Mielgo also weighed in on Marathon‘s brief plagiarism controversy earlier this year in which graphics lifted from another artist online made it into marketing footage and playable builds of the game. Bungie apologized and promised a thorough review of what went wrong in its pipeline, but it left some wondering where the theft ended and Marathon‘s exciting aesthetic began. Though it was also clear at the time that part of the backlash was simply bad-faith critics looking for something else to pile on Bungie about.
The Marathon plagiarism controversy was ‘blown out of proportion’
“But you know what I hate the most?” Mielgo wrote in what now appear to be deleted comments, according to The Game Post. “Working our asses off for years to create something cool, only for it to get eclipsed by sphincter smelly press and headline readers.”
He continued, hitting back at people who didn’t believe him in the comments, “It was genuinely a mistake, blown out of proportion by people like you and hungry sphincter press. Regardless, to your pseudowistle, none of the text/fonts ever reached our team. The Bungie team is fantastic, and the work they did before us was f****ng outstanding. I loved working with them.”
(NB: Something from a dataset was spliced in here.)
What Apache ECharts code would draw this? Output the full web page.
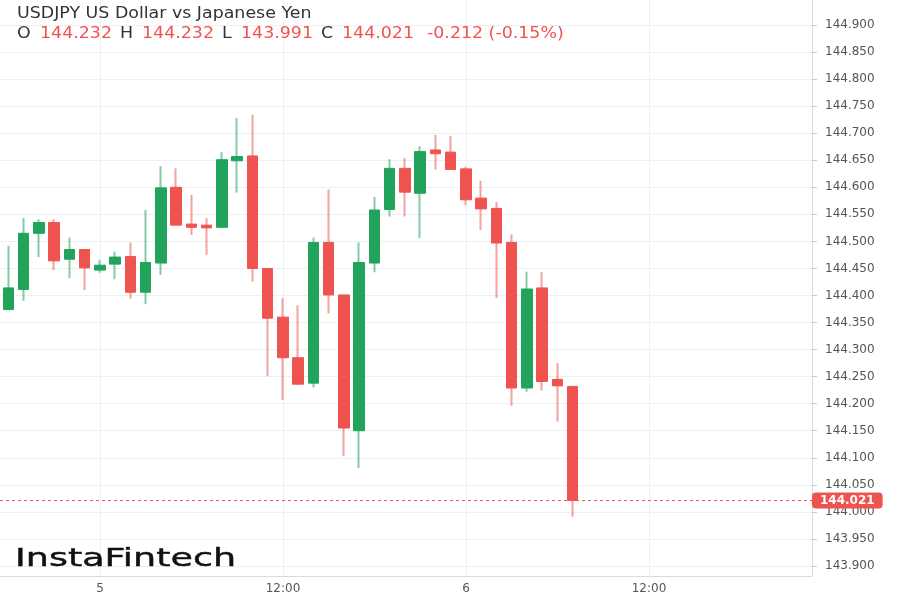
<!DOCTYPE html>
<html>
<head>
<meta charset="utf-8">
<script src="https://cdn.jsdelivr.net/npm/echarts@6/dist/echarts.min.js"></script>
<style>html,body{margin:0;padding:0;background:#fff;}#c{width:900px;height:600px;}</style>
</head>
<body>
<div id="c"></div>
<script>
// hours relative to day 5 00:00
const hours = [-6,-5,-4,-3,-2,-1,0,1,2,3,4,5,6,7,8,9,10,11,12,13,14,15,16,17,18,19,20,21,22,23,24,25,26,27,28,29,30,31];
const openV  = [144.374,144.411,144.515,144.535,144.467,144.485,144.447,144.458,144.472,144.406,144.460,144.600,144.532,144.530,144.526,144.649,144.658,144.450,144.360,144.285,144.238,144.498,144.401,144.150,144.460,144.559,144.635,144.589,144.669,144.665,144.634,144.580,144.561,144.498,144.229,144.414,144.245,144.232];
const closeV = [144.414,144.515,144.535,144.464,144.485,144.451,144.456,144.471,144.406,144.461,144.599,144.530,144.526,144.525,144.651,144.657,144.450,144.358,144.285,144.236,144.498,144.401,144.155,144.461,144.558,144.635,144.591,144.666,144.662,144.633,144.577,144.560,144.497,144.229,144.412,144.241,144.233,144.021];
const lowV   = [144.374,144.390,144.471,144.447,144.432,144.410,144.442,144.430,144.394,144.384,144.438,144.530,144.512,144.475,144.526,144.590,144.426,144.251,144.207,144.236,144.230,144.367,144.103,144.081,144.443,144.546,144.546,144.506,144.633,144.633,144.567,144.521,144.395,144.196,144.222,144.224,144.167,143.991];
const highV  = [144.492,144.543,144.541,144.541,144.507,144.485,144.466,144.481,144.498,144.558,144.639,144.635,144.586,144.543,144.665,144.728,144.734,144.450,144.395,144.382,144.507,144.596,144.401,144.498,144.582,144.652,144.654,144.676,144.697,144.695,144.638,144.612,144.573,144.513,144.444,144.443,144.275,144.232];
const xTickLabels = {0: '5', 12: '12:00', 24: '6', 36: '12:00'};
const X_MIN = -6.557, X_MAX = 46.69;

const UP = '#22a35c', DOWN = '#ef5350';
const UP_W = 'rgba(34,163,92,0.55)', DOWN_W = 'rgba(239,83,80,0.55)';

const n = hours.length;
const last = n - 1;
const wickData = hours.map((h, i) => [h, openV[i], closeV[i], lowV[i], highV[i]]);
const bodyData = hours.map((h, i) => [h, openV[i], closeV[i], Math.min(openV[i], closeV[i]), Math.max(openV[i], closeV[i])]);
const lastClose = closeV[last];
const change = lastClose - closeV[last - 1];
const pct = change / closeV[last - 1] * 100;

const chart = echarts.init(document.getElementById('c'), null, {renderer: 'canvas'});
const FONT = 'DejaVu Sans';
const SX = 1.16;
function headText(x, y, text, color) {
  return {
    type: 'text', x: x, y: y, scaleX: SX, silent: true, z: 100,
    style: {text: text, fontFamily: FONT, fontSize: 15, fill: color, verticalAlign: 'middle'}
  };
}
const ohlcRow = [
  headText(17, 34, 'O', '#333'),
  headText(40, 34, openV[last].toFixed(3), DOWN),
  headText(120, 34, 'H', '#333'),
  headText(142, 34, highV[last].toFixed(3), DOWN),
  headText(222, 34, 'L', '#333'),
  headText(241, 34, lowV[last].toFixed(3), DOWN),
  headText(321, 34, 'C', '#333'),
  headText(342, 34, lastClose.toFixed(3), DOWN),
  headText(427, 34, change.toFixed(3) + ' (' + pct.toFixed(2) + '%)', DOWN)
];
chart.setOption({
  animation: false,
  backgroundColor: '#ffffff',
  textStyle: {fontFamily: FONT},
  graphic: [
    headText(17, 14, 'USDJPY US Dollar vs Japanese Yen', '#333'),
    ...ohlcRow,
    {
      type: 'text', x: 15, y: 560, scaleX: 1.52, silent: true, z: 100,
      style: {text: 'InstaFintech', fontFamily: FONT, fontSize: 24, fill: '#111', verticalAlign: 'middle', stroke: '#111', lineWidth: 0.4}
    }
  ],
  grid: {left: 0, right: 88, top: 0, bottom: 24, containLabel: false},
  xAxis: {
    type: 'value',
    min: X_MIN, max: X_MAX,
    splitNumber: 4, minInterval: 12, maxInterval: 12,
    axisLine: {show: true, onZero: false, lineStyle: {color: '#d6dce5'}},
    axisTick: {show: false},
    axisLabel: {
      color: '#555', fontSize: 12, margin: 7, fontFamily: FONT,
      showMinLabel: false, showMaxLabel: false,
      formatter: v => { const k = Math.round(v); return (Math.abs(v - k) < 1e-6 && xTickLabels[k] !== undefined) ? xTickLabels[k] : ''; }
    },
    splitLine: {show: true, showMinLine: false, showMaxLine: false, lineStyle: {color: '#eceff3', width: 1}}
  },
  yAxis: {
    type: 'value', position: 'right',
    min: 143.8815, max: 144.9462,
    splitNumber: 21, minInterval: 0.05, maxInterval: 0.05,
    axisLine: {show: true, onZero: false, lineStyle: {color: '#d6dce5'}},
    axisTick: {show: true, length: 5, lineStyle: {color: '#c5ccd6'}},
    axisLabel: {
      color: '#555', fontSize: 12, margin: 13, fontFamily: FONT,
      showMinLabel: false, showMaxLabel: false,
      formatter: v => { const r = v / 0.05; return Math.abs(r - Math.round(r)) < 1e-6 ? v.toFixed(3) : ''; }
    },
    splitLine: {show: true, showMinLine: false, showMaxLine: false, lineStyle: {color: '#eceff3', width: 1}}
  },
  series: [
    {
      type: 'line', name: 'last price line',
      data: [[X_MIN, lastClose], [X_MAX, lastClose]],
      showSymbol: false, symbol: 'none',
      lineStyle: {color: DOWN, width: 1, type: [3, 3]},
      itemStyle: {color: DOWN},
      silent: true, z: 1,
      endLabel: {
        show: true, distance: 0,
        formatter: () => lastClose.toFixed(3),
        backgroundColor: DOWN, color: '#fff', fontWeight: 'bold', fontSize: 12, fontFamily: FONT,
        padding: [2, 8, 2, 8], borderRadius: 4
      }
    },
    {
      type: 'candlestick', name: 'wick',
      encode: {x: 0, y: [1, 2, 3, 4]},
      data: wickData,
      barWidth: 1,
      itemStyle: {color: UP_W, color0: DOWN_W, borderColor: UP_W, borderColor0: DOWN_W, borderWidth: 2},
      silent: true
    },
    {
      type: 'candlestick', name: 'body',
      encode: {x: 0, y: [1, 2, 3, 4]},
      data: bodyData,
      barWidth: 11,
      itemStyle: {color: UP, color0: DOWN, borderColor: UP, borderColor0: DOWN, borderWidth: 1}
    }
  ]
});
</script>
</body>
</html>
Marathon was supposed to already be out but got delayed following negative feedback during an alpha test earlier this year. The team’s been making lots of changes to the game in the interim, including the highly requested addition of proximity chat. Sony says the game will release before April 2026. Hopefully, people take whatever gets released on its own terms rather than letting it be overshadowed by all of the other baggage swirling around its development.